Motion planning is a fundamental building block for autonomous systems, with applications in robotics, industrial automation, and autonomous driving. After completion of the course, students will have a detailed understanding of: Formalization of geometric, kinodynamic, and optimal motion planning; Sampling-based approaches: Rapidly-exploring random trees (RRT), probabilistic roadmaps (PRM), and variants; Search-based approaches: State-lattice based A* and variants; Optimization-based approaches: Differential Flatness and Sequential convex programming (SCP); The theoretical properties relevant to these algorithms (completeness, optimality, and complexity). Students will be able to: Decide (theoretically and empirically) which algorithm(s) to use for a given problem; Implement (basic versions) of the algorithms themselves; • Use current academic and industrial tools such as the Open Motion Planning Library (OMPL).

It provides a unified perspective on motion planning and includes topics from different research and industry communities. The goal is not only to learn the foundations and theory of currently used approaches, but also to be able to pick and compare the different methods for specific motion planning needs. An important emphasis is the consideration of both geometric and kinodynamic motion planning for the major algorithm types.

This course covers of the fundamentals of heat and mass transport phenomena, which is useful to several engineering designs. The course studies the basic concept of heat transfer, including conduction, convection and radiation. Then it addresses the applications of the concept to industrial designs, such as heat exchanger, boiler and condenser. 

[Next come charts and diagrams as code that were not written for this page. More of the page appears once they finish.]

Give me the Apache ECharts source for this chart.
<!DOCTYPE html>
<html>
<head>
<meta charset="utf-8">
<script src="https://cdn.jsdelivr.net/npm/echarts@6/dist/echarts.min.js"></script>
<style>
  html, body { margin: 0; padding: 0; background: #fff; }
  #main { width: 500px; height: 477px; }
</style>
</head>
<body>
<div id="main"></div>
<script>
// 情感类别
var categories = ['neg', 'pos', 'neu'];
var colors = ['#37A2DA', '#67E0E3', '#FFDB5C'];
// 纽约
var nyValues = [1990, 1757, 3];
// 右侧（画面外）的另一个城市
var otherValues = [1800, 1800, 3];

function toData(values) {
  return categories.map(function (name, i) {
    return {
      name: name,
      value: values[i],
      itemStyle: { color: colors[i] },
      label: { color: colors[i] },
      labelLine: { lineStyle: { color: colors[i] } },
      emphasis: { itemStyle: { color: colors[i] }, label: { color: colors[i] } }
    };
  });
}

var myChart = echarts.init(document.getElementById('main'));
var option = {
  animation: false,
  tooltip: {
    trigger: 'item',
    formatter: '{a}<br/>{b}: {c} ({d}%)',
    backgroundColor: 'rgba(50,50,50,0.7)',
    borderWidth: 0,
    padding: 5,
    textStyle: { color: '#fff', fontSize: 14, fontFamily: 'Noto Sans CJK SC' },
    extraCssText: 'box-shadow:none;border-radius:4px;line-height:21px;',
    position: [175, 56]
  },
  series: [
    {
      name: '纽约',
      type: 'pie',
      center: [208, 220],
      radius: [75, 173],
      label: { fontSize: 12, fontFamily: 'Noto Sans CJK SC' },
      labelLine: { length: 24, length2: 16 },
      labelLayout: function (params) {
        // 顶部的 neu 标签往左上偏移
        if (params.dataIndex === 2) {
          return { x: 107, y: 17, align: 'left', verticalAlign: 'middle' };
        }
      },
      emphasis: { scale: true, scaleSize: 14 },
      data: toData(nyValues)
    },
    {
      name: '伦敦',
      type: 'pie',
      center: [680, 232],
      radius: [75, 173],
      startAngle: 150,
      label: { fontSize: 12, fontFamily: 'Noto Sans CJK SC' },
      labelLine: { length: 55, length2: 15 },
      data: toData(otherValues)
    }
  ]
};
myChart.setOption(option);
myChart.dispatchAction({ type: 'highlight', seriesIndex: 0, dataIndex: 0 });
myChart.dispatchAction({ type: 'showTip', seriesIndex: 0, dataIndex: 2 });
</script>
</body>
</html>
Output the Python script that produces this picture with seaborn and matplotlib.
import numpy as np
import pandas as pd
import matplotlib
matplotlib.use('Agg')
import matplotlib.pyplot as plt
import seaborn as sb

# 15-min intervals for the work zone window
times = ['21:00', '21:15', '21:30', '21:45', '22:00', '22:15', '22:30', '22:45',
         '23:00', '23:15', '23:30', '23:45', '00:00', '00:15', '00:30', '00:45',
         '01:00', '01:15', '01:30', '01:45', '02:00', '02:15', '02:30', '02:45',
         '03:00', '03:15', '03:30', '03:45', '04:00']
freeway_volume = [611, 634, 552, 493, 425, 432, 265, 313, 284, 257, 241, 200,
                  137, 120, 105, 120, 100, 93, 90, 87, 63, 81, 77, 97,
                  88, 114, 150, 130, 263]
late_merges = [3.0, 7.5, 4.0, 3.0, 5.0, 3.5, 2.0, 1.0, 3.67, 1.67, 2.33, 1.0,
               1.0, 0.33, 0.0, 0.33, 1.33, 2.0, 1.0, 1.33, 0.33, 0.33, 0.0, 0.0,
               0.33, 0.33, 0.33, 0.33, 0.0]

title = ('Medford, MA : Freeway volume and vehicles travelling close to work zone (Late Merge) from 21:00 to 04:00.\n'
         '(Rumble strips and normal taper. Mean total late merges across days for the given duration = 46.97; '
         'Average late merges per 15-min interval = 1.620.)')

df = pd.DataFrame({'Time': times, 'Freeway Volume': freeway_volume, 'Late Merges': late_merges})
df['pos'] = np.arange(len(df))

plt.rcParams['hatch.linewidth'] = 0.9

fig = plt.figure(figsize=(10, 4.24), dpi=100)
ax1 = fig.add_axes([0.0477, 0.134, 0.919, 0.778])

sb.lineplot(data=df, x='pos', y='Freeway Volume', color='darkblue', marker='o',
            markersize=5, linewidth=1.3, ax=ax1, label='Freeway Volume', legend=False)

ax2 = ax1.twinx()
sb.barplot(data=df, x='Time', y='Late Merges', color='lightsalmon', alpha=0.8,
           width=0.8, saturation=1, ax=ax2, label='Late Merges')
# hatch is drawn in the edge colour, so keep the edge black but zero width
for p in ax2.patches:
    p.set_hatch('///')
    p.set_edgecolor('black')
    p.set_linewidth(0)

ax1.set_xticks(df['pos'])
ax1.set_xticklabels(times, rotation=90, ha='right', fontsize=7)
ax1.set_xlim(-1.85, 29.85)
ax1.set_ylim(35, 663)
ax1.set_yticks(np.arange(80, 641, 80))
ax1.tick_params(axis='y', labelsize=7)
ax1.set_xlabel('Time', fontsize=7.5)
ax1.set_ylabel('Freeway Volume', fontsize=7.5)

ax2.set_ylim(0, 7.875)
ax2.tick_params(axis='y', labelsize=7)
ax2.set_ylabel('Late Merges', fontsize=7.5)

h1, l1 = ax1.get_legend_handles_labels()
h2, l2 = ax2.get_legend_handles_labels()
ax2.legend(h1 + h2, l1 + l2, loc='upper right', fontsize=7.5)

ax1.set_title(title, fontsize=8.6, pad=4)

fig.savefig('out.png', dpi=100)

This course develops the understanding, securely based on materials science, of various common failure modes, the reasons for their occurrence and how we seek to avoid failure by design. This course enables students to predict component failures under multiaxial loading conditions due to yielding, fracture, fatigue and creep mechanisms and to identify these failure mechanisms in practice, and to design against them.

This course introduces students to the principles and methodologies under the hood of typical CFD software. Major topics include numerical discretization, stability and accuracy analysis, and methods for solving incompressible viscous fluid flow and convective heat transfer problems. Students write a code/script to solve simple fluid problems. Students gain a working knowledge of the basic principles of fluid flow simulation and implementation of computational methods in solving complex problems. The course requires students to take prerequisites.

This course covers basic mechanical engineering knowledge and theory of mechanics of materials, and how they are used to solve practical engineering problems. Topics include introduction to statics, concept of stress and strain, analysis of stresses and deflections in a loaded beam, torsion of a circular bar as well as analysis of frames and machines. The course requires students to take prerequisites.

This course introduces the concept "Design for X" (DfX), which is well established within product development. In any product development project, it is essential to ensure that the product satisfies the functions it is designed for. But many other issues are caused by, or affect the properties of the product: is the product reliable, sustainable, is it easy to assemble, and inexpensive to manufacture? In this course, the following "design for Xs" are included: design for manufacturing and assembly (DFMA), design for additive manufacturing (DFAM), robust design, design for environment (DFE), and design to cost (DtC).

In this research course, students chose from a range of research topics in various academic fields and receive one-on-one training from an experienced mentor who helps them refine research ideas, formulate questions, define methods of data collection, execute a plan, and present findings. Students review background information for their project, summarize its key outcomes, write a clear and concise research paper or report, and present results orally.